Second-year quarterback Maalik Murphy also is in the running for reps in Austin.
Ewers started 10 games and had 15 touchdown passes with six interceptions last season. His offseason transformation included chopping off his mullet and trimming his facial hair, but that’s not the part of his new appearance Sarkisian is most excited about.
Sarkisian said Ewers accepted the challenge from coaches to be the vocal leader of the offense in 2023.
“I think what he’s done, he’s serving for Arch and, ‘Hey, this is what it looks like,'” Sarkisian said. “‘And this is how to go about your business.'”
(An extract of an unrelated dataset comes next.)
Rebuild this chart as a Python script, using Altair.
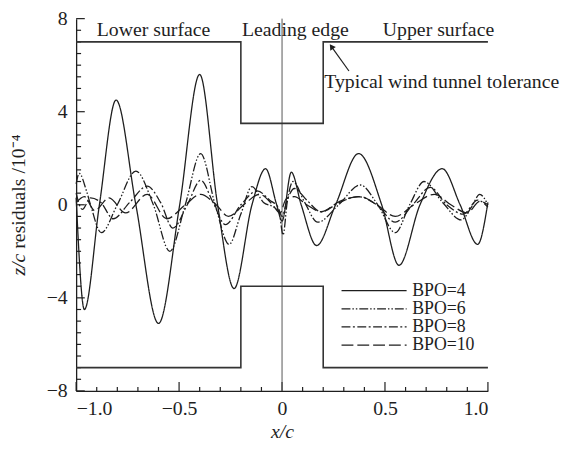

The son of Cooper Manning, Arch Manning has never been a backup. He was the starting varsity quarterback as a freshman at the Isidore Newman School in New Orlean and rewrote the Louisiana high school record books by erasing the prominent names of previous record-holders — his uncles, Peyton and Eli Manning. Arch Manning owns the state marks for passing yards and touchdown passes.
A five-star recruit who enrolled early, Manning should “still be in high school,” Sarkisian reminded on Monday following Texas’ first practice of the spring. He’s just 17 and won’t be 18 until May.
While Sarkisian said he doesn’t want to use any special lens to evaluate his quarterbacks on a day-to-day basis, Sarkisian said it’s easy for outsiders to forget what it means to be a freshman.
“For Arch today, Day 1, there’s some plays for sure that he would love to have back,” Sarkisian said. “There’s some other plays that he made where I think everybody was like, ‘Wow, that was a heck of a play.’ But he brings a worker’s mentality and he wants to be really good at this game.”